STATED EXERCISE:
From the first line of the listing below to the line with "80.02, 80.02, 82.009];", print each line exactly, and nothing more. Leave out the pictures.

GIVEN DATA:
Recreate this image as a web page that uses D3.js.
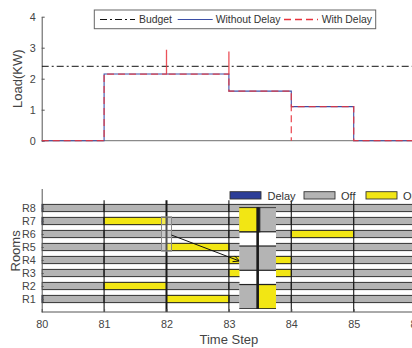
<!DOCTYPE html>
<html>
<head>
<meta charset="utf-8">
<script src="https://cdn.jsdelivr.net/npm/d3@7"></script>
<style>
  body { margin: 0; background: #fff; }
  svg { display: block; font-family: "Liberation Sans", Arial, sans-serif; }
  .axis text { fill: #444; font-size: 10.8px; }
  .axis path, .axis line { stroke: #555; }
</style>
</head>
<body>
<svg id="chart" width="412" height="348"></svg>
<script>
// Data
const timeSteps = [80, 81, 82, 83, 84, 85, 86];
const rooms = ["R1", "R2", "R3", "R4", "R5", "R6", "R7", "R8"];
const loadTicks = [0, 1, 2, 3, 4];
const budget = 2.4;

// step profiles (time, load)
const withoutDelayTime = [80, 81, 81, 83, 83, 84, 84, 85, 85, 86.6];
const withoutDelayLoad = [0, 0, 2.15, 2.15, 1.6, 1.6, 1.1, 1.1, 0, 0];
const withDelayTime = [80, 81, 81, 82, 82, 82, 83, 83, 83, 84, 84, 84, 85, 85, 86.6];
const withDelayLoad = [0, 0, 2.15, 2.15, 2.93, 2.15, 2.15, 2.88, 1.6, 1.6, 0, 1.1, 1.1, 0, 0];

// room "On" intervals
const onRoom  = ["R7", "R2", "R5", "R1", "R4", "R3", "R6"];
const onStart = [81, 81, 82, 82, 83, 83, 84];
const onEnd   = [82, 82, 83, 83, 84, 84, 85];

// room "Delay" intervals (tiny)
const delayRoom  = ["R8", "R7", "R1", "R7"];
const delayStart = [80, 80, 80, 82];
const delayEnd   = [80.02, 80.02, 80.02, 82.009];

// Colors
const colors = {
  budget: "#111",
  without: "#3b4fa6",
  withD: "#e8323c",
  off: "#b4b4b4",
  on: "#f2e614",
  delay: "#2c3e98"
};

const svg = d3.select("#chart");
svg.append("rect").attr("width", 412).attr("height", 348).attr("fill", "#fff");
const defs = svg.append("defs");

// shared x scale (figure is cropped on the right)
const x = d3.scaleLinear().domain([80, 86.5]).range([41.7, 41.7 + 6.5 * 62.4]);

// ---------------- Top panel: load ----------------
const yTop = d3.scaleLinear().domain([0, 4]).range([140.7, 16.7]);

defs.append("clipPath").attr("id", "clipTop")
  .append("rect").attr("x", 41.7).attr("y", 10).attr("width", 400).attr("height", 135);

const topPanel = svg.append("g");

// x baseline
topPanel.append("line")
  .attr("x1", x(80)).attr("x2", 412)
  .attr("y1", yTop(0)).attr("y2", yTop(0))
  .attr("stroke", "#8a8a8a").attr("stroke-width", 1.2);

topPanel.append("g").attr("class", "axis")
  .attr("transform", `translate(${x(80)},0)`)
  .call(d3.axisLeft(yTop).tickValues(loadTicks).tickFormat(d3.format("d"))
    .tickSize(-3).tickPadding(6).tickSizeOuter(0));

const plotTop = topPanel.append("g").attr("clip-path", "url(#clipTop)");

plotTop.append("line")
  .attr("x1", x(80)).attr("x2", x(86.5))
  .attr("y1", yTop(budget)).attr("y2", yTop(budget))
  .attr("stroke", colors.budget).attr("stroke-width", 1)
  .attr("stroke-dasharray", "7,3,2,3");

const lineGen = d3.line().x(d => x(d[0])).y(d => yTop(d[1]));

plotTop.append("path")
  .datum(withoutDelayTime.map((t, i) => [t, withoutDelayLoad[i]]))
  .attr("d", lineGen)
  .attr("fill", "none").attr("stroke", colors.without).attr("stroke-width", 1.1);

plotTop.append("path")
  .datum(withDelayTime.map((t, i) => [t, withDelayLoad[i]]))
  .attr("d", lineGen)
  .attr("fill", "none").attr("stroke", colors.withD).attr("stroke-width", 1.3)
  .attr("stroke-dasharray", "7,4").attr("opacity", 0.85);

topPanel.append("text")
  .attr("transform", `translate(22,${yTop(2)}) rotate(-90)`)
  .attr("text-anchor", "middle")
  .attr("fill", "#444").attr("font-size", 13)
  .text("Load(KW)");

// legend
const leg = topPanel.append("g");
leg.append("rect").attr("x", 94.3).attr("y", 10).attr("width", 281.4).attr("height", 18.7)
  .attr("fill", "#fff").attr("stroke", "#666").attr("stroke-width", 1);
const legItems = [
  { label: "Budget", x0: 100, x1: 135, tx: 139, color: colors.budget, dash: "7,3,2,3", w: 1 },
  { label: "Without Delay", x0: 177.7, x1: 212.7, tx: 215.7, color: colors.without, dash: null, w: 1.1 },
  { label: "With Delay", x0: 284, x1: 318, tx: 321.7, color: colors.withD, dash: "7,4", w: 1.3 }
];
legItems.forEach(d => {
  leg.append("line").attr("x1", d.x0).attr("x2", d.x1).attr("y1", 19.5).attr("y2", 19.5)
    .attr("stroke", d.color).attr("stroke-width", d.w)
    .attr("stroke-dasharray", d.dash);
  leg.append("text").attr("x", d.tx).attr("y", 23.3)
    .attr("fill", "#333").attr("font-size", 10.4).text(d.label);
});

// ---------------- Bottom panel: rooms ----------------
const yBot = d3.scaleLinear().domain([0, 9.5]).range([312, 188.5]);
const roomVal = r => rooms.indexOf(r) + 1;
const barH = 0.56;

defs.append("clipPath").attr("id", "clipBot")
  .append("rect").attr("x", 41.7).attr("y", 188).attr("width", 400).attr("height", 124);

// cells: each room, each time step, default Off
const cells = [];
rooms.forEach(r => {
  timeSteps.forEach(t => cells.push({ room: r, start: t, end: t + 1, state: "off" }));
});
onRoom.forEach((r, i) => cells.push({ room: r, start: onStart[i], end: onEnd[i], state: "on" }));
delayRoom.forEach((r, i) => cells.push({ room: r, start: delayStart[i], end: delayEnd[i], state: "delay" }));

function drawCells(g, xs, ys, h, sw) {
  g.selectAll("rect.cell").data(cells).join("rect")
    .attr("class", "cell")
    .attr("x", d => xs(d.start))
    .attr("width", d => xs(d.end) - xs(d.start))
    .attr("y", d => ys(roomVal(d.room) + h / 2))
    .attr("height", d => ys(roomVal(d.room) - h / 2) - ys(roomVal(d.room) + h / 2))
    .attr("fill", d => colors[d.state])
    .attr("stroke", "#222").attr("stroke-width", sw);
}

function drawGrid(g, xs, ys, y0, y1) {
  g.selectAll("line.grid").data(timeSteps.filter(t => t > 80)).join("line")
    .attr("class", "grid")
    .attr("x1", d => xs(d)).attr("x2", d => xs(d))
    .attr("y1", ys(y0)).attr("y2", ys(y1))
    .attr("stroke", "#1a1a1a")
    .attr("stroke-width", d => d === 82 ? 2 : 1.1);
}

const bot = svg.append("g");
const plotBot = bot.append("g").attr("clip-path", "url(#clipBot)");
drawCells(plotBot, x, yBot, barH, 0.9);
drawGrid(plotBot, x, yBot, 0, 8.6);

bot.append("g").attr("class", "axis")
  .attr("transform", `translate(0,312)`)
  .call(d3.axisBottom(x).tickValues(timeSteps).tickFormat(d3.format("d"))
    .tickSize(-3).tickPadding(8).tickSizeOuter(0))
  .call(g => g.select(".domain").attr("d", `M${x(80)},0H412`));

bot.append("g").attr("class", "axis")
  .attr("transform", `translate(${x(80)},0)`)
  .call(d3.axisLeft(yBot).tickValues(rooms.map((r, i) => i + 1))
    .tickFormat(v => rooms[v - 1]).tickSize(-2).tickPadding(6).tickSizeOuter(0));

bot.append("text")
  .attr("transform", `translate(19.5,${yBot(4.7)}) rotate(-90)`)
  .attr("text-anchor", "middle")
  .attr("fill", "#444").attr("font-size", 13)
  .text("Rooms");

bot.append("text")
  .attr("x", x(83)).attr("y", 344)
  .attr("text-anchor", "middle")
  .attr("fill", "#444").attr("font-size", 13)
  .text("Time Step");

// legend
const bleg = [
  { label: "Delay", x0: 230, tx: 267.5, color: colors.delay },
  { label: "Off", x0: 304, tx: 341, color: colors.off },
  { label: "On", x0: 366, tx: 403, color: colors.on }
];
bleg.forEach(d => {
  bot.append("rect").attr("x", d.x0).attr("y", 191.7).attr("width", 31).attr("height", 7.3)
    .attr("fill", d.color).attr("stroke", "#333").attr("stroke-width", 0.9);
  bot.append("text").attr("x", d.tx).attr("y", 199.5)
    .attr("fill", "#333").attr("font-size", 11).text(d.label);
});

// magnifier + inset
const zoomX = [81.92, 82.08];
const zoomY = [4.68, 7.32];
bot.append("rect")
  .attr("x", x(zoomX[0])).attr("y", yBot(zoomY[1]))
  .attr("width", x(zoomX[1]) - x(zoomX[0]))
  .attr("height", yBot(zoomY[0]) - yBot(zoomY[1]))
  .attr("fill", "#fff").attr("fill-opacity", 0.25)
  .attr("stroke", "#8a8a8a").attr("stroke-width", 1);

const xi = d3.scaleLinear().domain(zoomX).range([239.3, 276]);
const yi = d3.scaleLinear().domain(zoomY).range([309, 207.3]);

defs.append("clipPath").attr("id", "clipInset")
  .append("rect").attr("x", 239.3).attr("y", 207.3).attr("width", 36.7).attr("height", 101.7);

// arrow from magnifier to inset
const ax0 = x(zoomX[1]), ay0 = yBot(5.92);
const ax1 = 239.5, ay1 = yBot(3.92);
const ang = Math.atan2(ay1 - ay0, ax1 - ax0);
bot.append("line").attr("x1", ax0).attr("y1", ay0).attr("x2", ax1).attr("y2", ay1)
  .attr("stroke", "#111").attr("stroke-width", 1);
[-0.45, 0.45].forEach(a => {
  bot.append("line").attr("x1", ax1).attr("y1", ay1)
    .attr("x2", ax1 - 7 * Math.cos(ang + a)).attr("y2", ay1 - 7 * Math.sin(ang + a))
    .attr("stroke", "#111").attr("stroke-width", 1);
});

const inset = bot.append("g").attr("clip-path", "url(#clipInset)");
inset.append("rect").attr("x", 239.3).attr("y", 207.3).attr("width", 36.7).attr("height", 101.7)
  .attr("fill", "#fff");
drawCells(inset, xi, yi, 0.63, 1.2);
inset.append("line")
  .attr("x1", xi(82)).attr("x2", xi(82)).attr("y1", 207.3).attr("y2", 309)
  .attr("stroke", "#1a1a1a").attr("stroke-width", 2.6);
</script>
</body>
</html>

ANSWER FOR THIS EXERCISE:
Recreate this image as a web page that uses D3.js.
<!DOCTYPE html>
<html>
<head>
<meta charset="utf-8">
<script src="https://cdn.jsdelivr.net/npm/d3@7"></script>
<style>
  body { margin: 0; background: #fff; }
  svg { display: block; font-family: "Liberation Sans", Arial, sans-serif; }
  .axis text { fill: #444; font-size: 10.8px; }
  .axis path, .axis line { stroke: #555; }
</style>
</head>
<body>
<svg id="chart" width="412" height="348"></svg>
<script>
// Data
const timeSteps = [80, 81, 82, 83, 84, 85, 86];
const rooms = ["R1", "R2", "R3", "R4", "R5", "R6", "R7", "R8"];
const loadTicks = [0, 1, 2, 3, 4];
const budget = 2.4;

// step profiles (time, load)
const withoutDelayTime = [80, 81, 81, 83, 83, 84, 84, 85, 85, 86.6];
const withoutDelayLoad = [0, 0, 2.15, 2.15, 1.6, 1.6, 1.1, 1.1, 0, 0];
const withDelayTime = [80, 81, 81, 82, 82, 82, 83, 83, 83, 84, 84, 84, 85, 85, 86.6];
const withDelayLoad = [0, 0, 2.15, 2.15, 2.93, 2.15, 2.15, 2.88, 1.6, 1.6, 0, 1.1, 1.1, 0, 0];

// room "On" intervals
const onRoom  = ["R7", "R2", "R5", "R1", "R4", "R3", "R6"];
const onStart = [81, 81, 82, 82, 83, 83, 84];
const onEnd   = [82, 82, 83, 83, 84, 84, 85];

// room "Delay" intervals (tiny)
const delayRoom  = ["R8", "R7", "R1", "R7"];
const delayStart = [80, 80, 80, 82];
const delayEnd   = [80.02, 80.02, 80.02, 82.009];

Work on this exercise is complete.